What this task involves
Copy every line from the data below in which the string "diagram" can be found.

Exercise material
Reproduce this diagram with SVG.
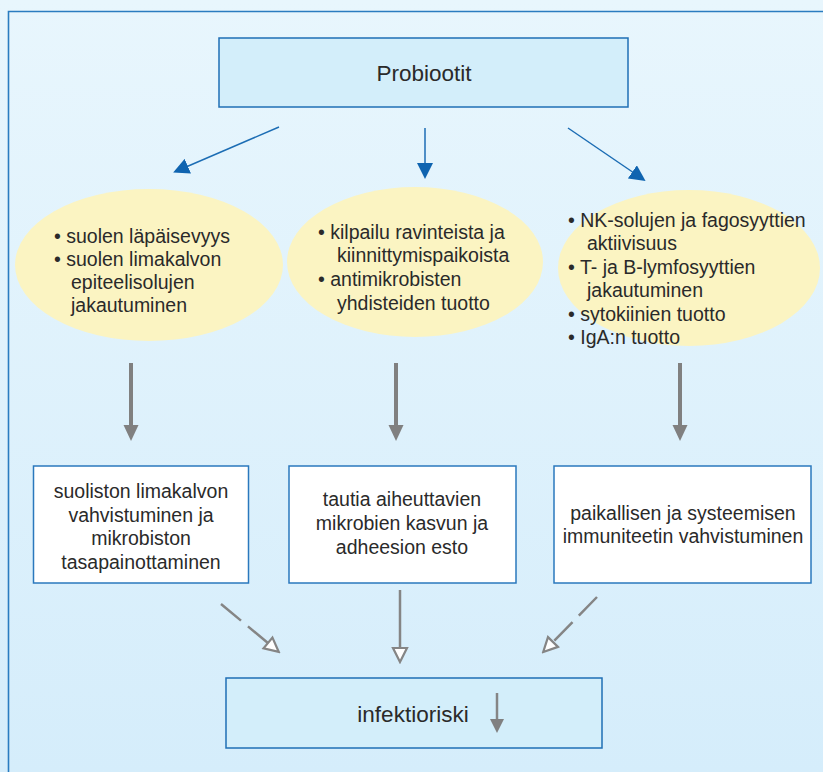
<svg xmlns="http://www.w3.org/2000/svg" width="823" height="772" viewBox="0 0 823 772">
<style>
text{font-family:"Liberation Sans",Arial,sans-serif;fill:#2a2a2a;}
.t{font-size:19.5px;}
.c{text-anchor:middle;}
.big{font-size:22.5px;}
.bluebox{fill:#d3eefa;stroke:#1f6fb5;stroke-width:1.5;}
.whitebox{fill:#ffffff;stroke:#2a78bd;stroke-width:1.5;}
.ell{fill:#fbf4c2;}
.blue{stroke:#1c6db4;stroke-width:1.5;fill:none;}
.gthick{stroke:#808080;stroke-width:4;fill:none;}
.gthin{stroke:#858585;stroke-width:2.5;fill:none;}
.dash{stroke-dasharray:26 9;}
</style>
<defs>
<linearGradient id="bg" x1="0" y1="0" x2="0" y2="1">
<stop offset="0" stop-color="#e8f6fd"/>
<stop offset="1" stop-color="#d5edfb"/>
</linearGradient>
<marker id="hb" viewBox="0 0 16 16" refX="2" refY="8" markerWidth="16" markerHeight="16" markerUnits="userSpaceOnUse" orient="auto">
<path d="M0,0 L16,8 L0,16 z" fill="#0f64b0"/>
</marker>
<marker id="hg" viewBox="0 0 16 16" refX="0" refY="8" markerWidth="16" markerHeight="16" markerUnits="userSpaceOnUse" orient="auto">
<path d="M0,0.5 L16,8 L0,15.5 z" fill="#808080"/>
</marker>
<marker id="ho" viewBox="-2 -2 18 18" refX="0" refY="7" markerWidth="18" markerHeight="18" markerUnits="userSpaceOnUse" orient="auto">
<path d="M0,0 L14,7 L0,14 z" fill="#ffffff" stroke="#858585" stroke-width="2.2"/>
</marker>
<marker id="hs" viewBox="0 0 14 14" refX="0" refY="7" markerWidth="14" markerHeight="14" markerUnits="userSpaceOnUse" orient="auto">
<path d="M0,0 L14,7 L0,14 z" fill="#808080"/>
</marker>
</defs>
<rect x="0" y="0" width="823" height="772" fill="url(#bg)"/>
<path d="M8.5,772 L8.5,11.5 L823,11.5" fill="none" stroke="#2a7cc0" stroke-width="1.6"/>

<g id="probiootit">
<rect class="bluebox" x="219" y="38" width="409" height="69"/>
<text class="big c" x="424" y="81">Probiootit</text>
</g>

<g id="ellipse-left">
<ellipse class="ell" cx="149" cy="265" rx="134" ry="76"/>
<text class="t" x="54" y="243">• suolen läpäisevyys</text>
<text class="t" x="54" y="266">• suolen limakalvon</text>
<text class="t" x="71" y="289">epiteelisolujen</text>
<text class="t" x="71" y="312">jakautuminen</text>
</g>

<g id="ellipse-middle">
<ellipse class="ell" cx="415" cy="262" rx="128" ry="75"/>
<text class="t" x="318" y="239">• kilpailu ravinteista ja</text>
<text class="t" x="337" y="262">kiinnittymispaikoista</text>
<text class="t" x="318" y="286">• antimikrobisten</text>
<text class="t" x="337" y="310">yhdisteiden tuotto</text>
</g>

<g id="ellipse-right">
<ellipse class="ell" cx="689" cy="268" rx="131" ry="78"/>
<text class="t" x="568" y="227">• NK-solujen ja fagosyyttien</text>
<text class="t" x="587" y="250">aktiivisuus</text>
<text class="t" x="568" y="274">• T- ja B-lymfosyyttien</text>
<text class="t" x="587" y="297">jakautuminen</text>
<text class="t" x="568" y="321">• sytokiinien tuotto</text>
<text class="t" x="568" y="344">• IgA:n tuotto</text>
</g>

<g id="box-left">
<rect class="whitebox" x="33.5" y="466" width="215" height="117"/>
<text class="t c" x="141" y="498">suoliston limakalvon</text>
<text class="t c" x="141" y="522">vahvistuminen ja</text>
<text class="t c" x="141" y="545">mikrobiston</text>
<text class="t c" x="141" y="569">tasapainottaminen</text>
</g>

<g id="box-middle">
<rect class="whitebox" x="289" y="466" width="227" height="117"/>
<text class="t c" x="402" y="506">tautia aiheuttavien</text>
<text class="t c" x="402" y="530">mikrobien kasvun ja</text>
<text class="t c" x="402" y="554">adheesion esto</text>
</g>

<g id="box-right">
<rect class="whitebox" x="554" y="466" width="257" height="117"/>
<text class="t c" x="683" y="520">paikallisen ja systeemisen</text>
<text class="t c" x="683" y="543">immuniteetin vahvistuminen</text>
</g>

<g id="infektioriski">
<rect class="bluebox" x="226" y="678" width="376" height="70"/>
<text class="big c" x="413" y="722">infektioriski</text>
<line class="gthin" x1="497" y1="693" x2="497" y2="719" marker-end="url(#hs)"/>
</g>

<g id="connectors">
<line class="blue" x1="279" y1="127" x2="186" y2="167" marker-end="url(#hb)"/>
<line class="blue" x1="425" y1="128" x2="425" y2="165" marker-end="url(#hb)"/>
<line class="blue" x1="568" y1="128" x2="634" y2="173" marker-end="url(#hb)"/>

<line class="gthick" x1="131" y1="363" x2="131" y2="425" marker-end="url(#hg)"/>
<line class="gthick" x1="396" y1="363" x2="396" y2="425" marker-end="url(#hg)"/>
<line class="gthick" x1="680" y1="363" x2="680" y2="425" marker-end="url(#hg)"/>

<line class="gthin dash" x1="221" y1="604" x2="268" y2="643" marker-end="url(#ho)"/>
<line class="gthin" x1="400" y1="590" x2="400" y2="648" marker-end="url(#ho)"/>
<line class="gthin dash" x1="597" y1="597" x2="553" y2="642" marker-end="url(#ho)"/>
</g>
</svg>
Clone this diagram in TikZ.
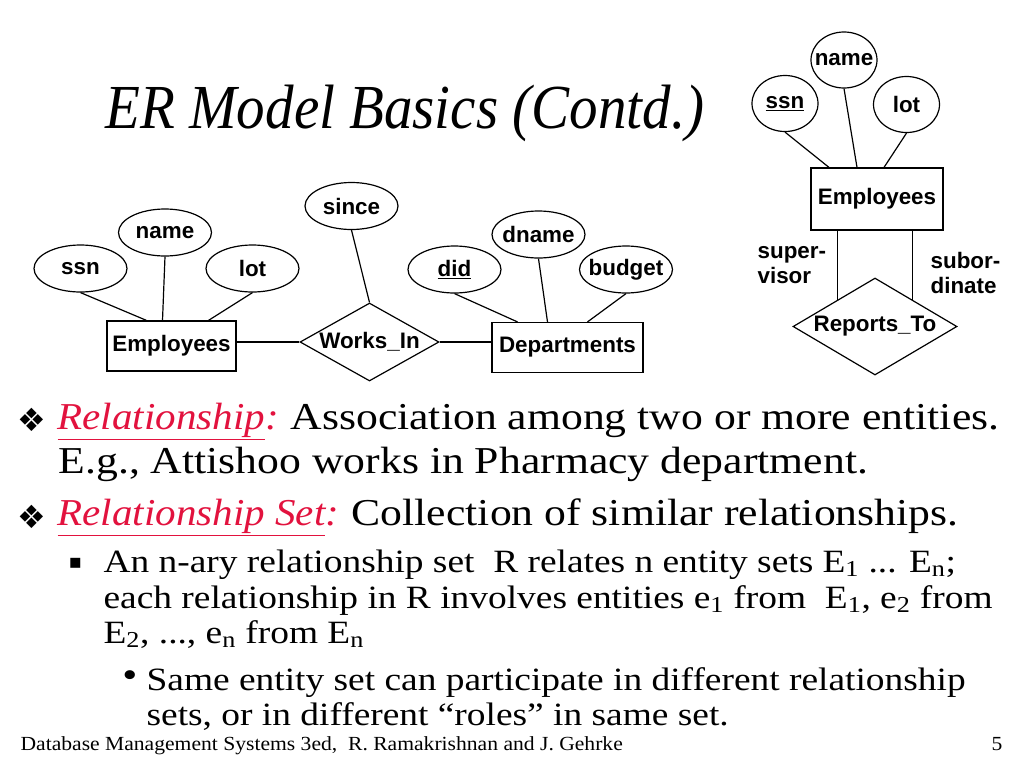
\documentclass[tikz,border=0pt]{standalone}
\usepackage{fontspec}
\setsansfont{Liberation Sans}
\newfontfamily\bodyfont{Liberation Serif}[FakeStretch=1.15]
\newfontfamily\termfont{Liberation Serif}[FakeStretch=1.08]
\newfontfamily\titlefont{Liberation Serif}[FakeStretch=0.91]
\newfontfamily\footfont{Liberation Serif}[FakeStretch=1.08]
\newfontfamily\symfont{DejaVu Sans}
\usetikzlibrary{shapes.geometric,calc}
\definecolor{slidered}{RGB}{226,18,62}

\begin{document}
\begin{tikzpicture}[x=0.75pt, y=-0.75pt, line width=0.9pt,
    every node/.style={font=\sffamily\bfseries\fontsize{16.8}{18.8}\selectfont},
    attr/.style={draw, ellipse, inner sep=0pt, minimum width=69.75pt, minimum height=35.25pt},
    attrsmall/.style={attr, minimum width=49.5pt, minimum height=42pt},
    entity/.style={draw, rectangle, inner sep=0pt, minimum height=37.5pt},
    rel/.style={draw, diamond, inner sep=0pt},
    bodyone/.style={anchor=base west, inner sep=0pt, font=\bodyfont\fontsize{28.5}{34}\selectfont},
    termone/.style={anchor=base west, inner sep=0pt, text=slidered, font=\termfont\itshape\fontsize{28.5}{34}\selectfont},
    bodytwo/.style={anchor=base west, inner sep=0pt, font=\bodyfont\fontsize{24.4}{30}\selectfont},
    bullet/.style={inner sep=0pt, font=\symfont\fontsize{24}{26}\selectfont}]
    \useasboundingbox (0,0) rectangle (1024,768);

    \node[anchor=base west, inner sep=0pt, font=\titlefont\itshape\fontsize{47}{50}\selectfont] (title) at (105,128) {ER Model Basics (Contd.)};

    % Works_In
    \node[entity, minimum width=96.75pt] (empL) at (171.5,346) {Employees};
    \node[rel, minimum width=104.25pt, minimum height=58.5pt] (worksIn) at (369.5,342) {\makebox[0pt]{Works\_In}};
    \node[entity, minimum width=113.25pt] (dept) at (567.5,347.5) {Departments};
    \foreach \nm/\txt/\px/\py in {ssnL/ssn/80.5/268.5, nameL/name/165/232.5, lotL/lot/252.5/268.5,
        since/since/351.5/206, did/\underline{did}/454.5/269.5, dname/dname/538.5/234.5, budget/budget/626/269.5} {
        \node[attr] (\nm) at (\px,\py) {\makebox[0pt]{\txt}};
    }
    \draw (ssnL.south) -- ($(empL.north)+(-25,0)$);
    \draw (nameL.south) -- ($(empL.north)+(-9,0)$);
    \draw (lotL.south) -- ($(empL.north)+(37,0)$);
    \draw (worksIn.west -| empL.east) -- (worksIn.west);
    \draw (worksIn.east) -- (worksIn.east -| dept.west);
    \draw (since.south) -- (worksIn.north);
    \draw (did.south) -- ($(dept.north)+(-50,0)$);
    \draw (dname.south) -- ($(dept.north)+(-20,0)$);
    \draw (budget.south) -- ($(dept.north)+(20,0)$);

    % Reports_To
    \node[entity, minimum width=99pt, minimum height=46.5pt] (empR) at (877,199) {Employees};
    \node[rel, minimum width=123pt, minimum height=72.75pt] (reports) at (875,326.5) {\makebox[0pt]{Reports\_To}};
    \foreach \nm/\txt/\px/\py in {ssnR/\underline{ssn}/785/103.5, nameR/name/844/60, lotR/lot/906.5/104.5} {
        \node[attrsmall] (\nm) at (\px,\py) {\makebox[0pt]{\txt}};
    }
    \draw (ssnR.south) -- ($(empR.north)+(-48,0)$);
    \draw (nameR.south) -- ($(empR.north)+(-20,0)$);
    \draw (lotR.south) -- ($(empR.north)+(7,0)$);
    \coordinate (supEnd) at ($(reports.north)!0.45!(reports.west)$);
    \coordinate (subEnd) at ($(reports.north)!0.45!(reports.east)$);
    \draw (supEnd |- empR.south) -- (supEnd);
    \draw (subEnd |- empR.south) -- (subEnd);
    \node[anchor=west, align=left, inner sep=0pt] (supLbl) at (757,265) {super-\\visor};
    \node[anchor=west, align=left, inner sep=0pt] (subLbl) at (930,273) {subor-\\dinate};

    % text
    \node[bullet] (b1) at (32,420) {❖};
    \node[termone] (term1) at (57,429) {\underline{Relationship}:};
    \node[bodyone] (def1) at (290,429) {Association among two or more entities.};
    \node[bodyone] (eg) at (58,473) {E.g., Attishoo works in Pharmacy department.};
    \node[bullet] (b2) at (32,517) {❖};
    \node[termone] (term2) at (57,525) {\underline{Relationship Set}:};
    \node[bodyone] (def2) at (351,525) {Collection of similar relationships.};
    \node[bullet, font=\symfont\fontsize{15}{16}\selectfont] (b3) at (75.5,563) {▪};
    \node[bodytwo] (nary1) at (103,572) {An n-ary relationship set\ \ R relates n entity sets E\textsubscript{1} ... E\textsubscript{n};};
    \node[bodytwo] (nary2) at (103,608) {each relationship in R involves entities e\textsubscript{1} from\ \ E\textsubscript{1}, e\textsubscript{2} from};
    \node[bodytwo] (nary3) at (103,643) {E\textsubscript{2}, ..., e\textsubscript{n} from E\textsubscript{n}};
    \node[inner sep=0pt, font=\bodyfont\fontsize{28}{31}\selectfont] (b4) at (130,679) {•};
    \node[bodytwo] (same1) at (146,690) {Same entity set can participate in different relationship};
    \node[bodytwo] (same2) at (146,725) {sets, or in different “roles” in same set.};

    \node[anchor=base west, inner sep=0pt, font=\footfont\fontsize{15}{17}\selectfont] (foot) at (20,750) {Database Management Systems 3ed,\ \ R. Ramakrishnan and J. Gehrke};
    \node[anchor=base east, inner sep=0pt, font=\footfont\fontsize{15}{17}\selectfont] (page) at (1003,750) {5};
\end{tikzpicture}
\end{document}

Written solution
Reproduce this diagram with SVG.
Clone this diagram in TikZ.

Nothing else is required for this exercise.